Written task: Transcribe the material word for word, but without the images.

:::::

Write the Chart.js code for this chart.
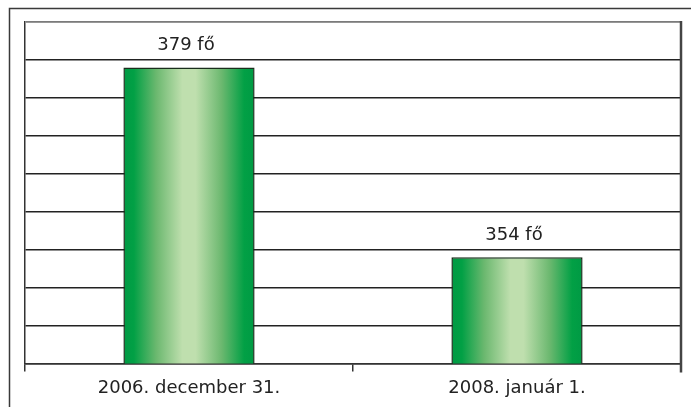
<!DOCTYPE html>
<html>
<head>
<meta charset="utf-8">
<script src="https://cdn.jsdelivr.net/npm/chart.js@4.4.1/dist/chart.umd.min.js"></script>
<style>
html,body{margin:0;padding:0;background:#fff;}
#wrap{width:691px;height:407px;position:relative;}
</style>
</head>
<body>
<div id="wrap"><canvas id="c" width="691" height="407"></canvas></div>
<script>
const categories = ["2006. december 31.", "2008. január 1."];
const values = [379, 354];
const valueLabels = ["379 fő", "354 fő"];
const yMin = 340, yMax = 385, yStep = 5;

const FONT = "'DejaVu Sans', sans-serif";

function barGradient(ctx) {
  const chart = ctx.chart;
  const xs = chart.scales.x;
  if (!xs || !chart.chartArea) return '#009a44';
  const center = xs.getPixelForValue(ctx.dataIndex);
  const half = (xs.width / categories.length) * 0.4 / 2;
  const left = center - half, right = center + half;
  const g = chart.ctx.createLinearGradient(left, 0, right, 0);
  g.addColorStop(0.00, '#009a44');
  g.addColorStop(0.08, '#02a045');
  g.addColorStop(0.25, '#6bb86f');
  g.addColorStop(0.45, '#bfdfae');
  g.addColorStop(0.55, '#bfdfae');
  g.addColorStop(0.75, '#6bb86f');
  g.addColorStop(0.92, '#02a045');
  g.addColorStop(1.00, '#009a44');
  return g;
}

const decor = {
  id: 'decor',
  afterDraw(chart) {
    const c = chart.ctx, a = chart.chartArea;
    c.save();
    // outer frame
    c.strokeStyle = '#3a3a3a';
    c.lineWidth = 1.5;
    c.beginPath();
    c.moveTo(9.5, 407); c.lineTo(9.5, 8.5); c.lineTo(691, 8.5);
    c.stroke();
    // top of plot area
    c.strokeStyle = '#9a9a9a';
    c.lineWidth = 1.5;
    c.beginPath();
    c.moveTo(a.left, a.top); c.lineTo(a.right, a.top);
    c.stroke();
    // right border of plot area
    c.strokeStyle = '#444';
    c.lineWidth = 2.5;
    c.beginPath();
    c.moveTo(a.right, a.top - 1); c.lineTo(a.right, a.bottom + 9);
    c.stroke();
    // value labels
    c.fillStyle = '#222';
    c.font = "18px " + FONT;
    c.textAlign = 'center';
    c.textBaseline = 'bottom';
    const meta = chart.getDatasetMeta(0);
    meta.data.forEach((el, i) => {
      c.fillText(valueLabels[i], el.x - 3, el.y - 13);
    });
    c.restore();
  }
};

new Chart(document.getElementById('c'), {
  type: 'bar',
  data: {
    labels: categories,
    datasets: [{
      data: values,
      backgroundColor: barGradient,
      borderColor: '#1a2e1c',
      borderWidth: 1.5,
      borderSkipped: false,
      barPercentage: 0.4,
      categoryPercentage: 1.0
    }]
  },
  options: {
    responsive: false,
    animation: false,
    events: [],
    layout: { padding: { left: 25, right: 10, top: 22, bottom: 2 } },
    plugins: { legend: { display: false }, tooltip: { enabled: false } },
    scales: {
      x: {
        grid: {
          offset: true,
          drawOnChartArea: false,
          drawTicks: true,
          tickLength: 8,
          color: '#333',
          lineWidth: 1.5
        },
        border: { display: true, color: '#333', width: 1.5 },
        ticks: { color: '#222', font: { family: FONT, size: 18 }, padding: 6, maxRotation: 0 }
      },
      y: {
        min: yMin, max: yMax,
        ticks: { display: false, stepSize: yStep },
        grid: { color: '#222', lineWidth: 1.5, drawTicks: false },
        border: { display: true, color: '#333', width: 1.5 }
      }
    }
  },
  plugins: [decor]
});
</script>
</body>
</html>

:::::

Exercise response:
Write the Chart.js code for this chart.
<!DOCTYPE html>
<html>
<head>
<meta charset="utf-8">
<script src="https://cdn.jsdelivr.net/npm/chart.js@4.4.1/dist/chart.umd.min.js"></script>
<style>
html,body{margin:0;padding:0;background:#fff;}
#wrap{width:691px;height:407px;position:relative;}
</style>
</head>
<body>
<div id="wrap"><canvas id="c" width="691" height="407"></canvas></div>
<script>
const categories = ["2006. december 31.", "2008. január 1."];
const values = [379, 354];
const valueLabels = ["379 fő", "354 fő"];
const yMin = 340, yMax = 385, yStep = 5;

const FONT = "'DejaVu Sans', sans-serif";

function barGradient(ctx) {
  const chart = ctx.chart;
  const xs = chart.scales.x;
  if (!xs || !chart.chartArea) return '#009a44';
  const center = xs.getPixelForValue(ctx.dataIndex);
  const half = (xs.width / categories.length) * 0.4 / 2;
  const left = center - half, right = center + half;
  const g = chart.ctx.createLinearGradient(left, 0, right, 0);
  g.addColorStop(0.00, '#009a44');
  g.addColorStop(0.08, '#02a045');
  g.addColorStop(0.25, '#6bb86f');
  g.addColorStop(0.45, '#bfdfae');
  g.addColorStop(0.55, '#bfdfae');
  g.addColorStop(0.75, '#6bb86f');
  g.addColorStop(0.92, '#02a045');
  g.addColorStop(1.00, '#009a44');
  return g;
}

const decor = {
  id: 'decor',
  afterDraw(chart) {
    const c = chart.ctx, a = chart.chartArea;
    c.save();
    // outer frame
    c.strokeStyle = '#3a3a3a';
    c.lineWidth = 1.5;
    c.beginPath();
    c.moveTo(9.5, 407); c.lineTo(9.5, 8.5); c.lineTo(691, 8.5);
    c.stroke();
    // top of plot area
    c.strokeStyle = '#9a9a9a';
    c.lineWidth = 1.5;
    c.beginPath();
    c.moveTo(a.left, a.top); c.lineTo(a.right, a.top);
    c.stroke();
    // right border of plot area
    c.strokeStyle = '#444';
    c.lineWidth = 2.5;
    c.beginPath();
    c.moveTo(a.right, a.top - 1); c.lineTo(a.right, a.bottom + 9);
    c.stroke();
    // value labels
    c.fillStyle = '#222';
    c.font = "18px " + FONT;
    c.textAlign = 'center';
    c.textBaseline = 'bottom';
    const meta = chart.getDatasetMeta(0);
    meta.data.forEach((el, i) => {
      c.fillText(valueLabels[i], el.x - 3, el.y - 13);
    });
    c.restore();
  }
};

new Chart(document.getElementById('c'), {
  type: 'bar',
  data: {
    labels: categories,
    datasets: [{
      data: values,
      backgroundColor: barGradient,
      borderColor: '#1a2e1c',
      borderWidth: 1.5,
      borderSkipped: false,
      barPercentage: 0.4,
      categoryPercentage: 1.0
    }]
  },
  options: {
    responsive: false,
    animation: false,
    events: [],
    layout: { padding: { left: 25, right: 10, top: 22, bottom: 2 } },
    plugins: { legend: { display: false }, tooltip: { enabled: false } },
    scales: {
      x: {
        grid: {
          offset: true,
          drawOnChartArea: false,
          drawTicks: true,
          tickLength: 8,
          color: '#333',
          lineWidth: 1.5
        },
        border: { display: true, color: '#333', width: 1.5 },
        ticks: { color: '#222', font: { family: FONT, size: 18 }, padding: 6, maxRotation: 0 }
      },
      y: {
        min: yMin, max: yMax,
        ticks: { display: false, stepSize: yStep },
        grid: { color: '#222', lineWidth: 1.5, drawTicks: false },
        border: { display: true, color: '#333', width: 1.5 }
      }
    }
  },
  plugins: [decor]
});
</script>
</body>
</html>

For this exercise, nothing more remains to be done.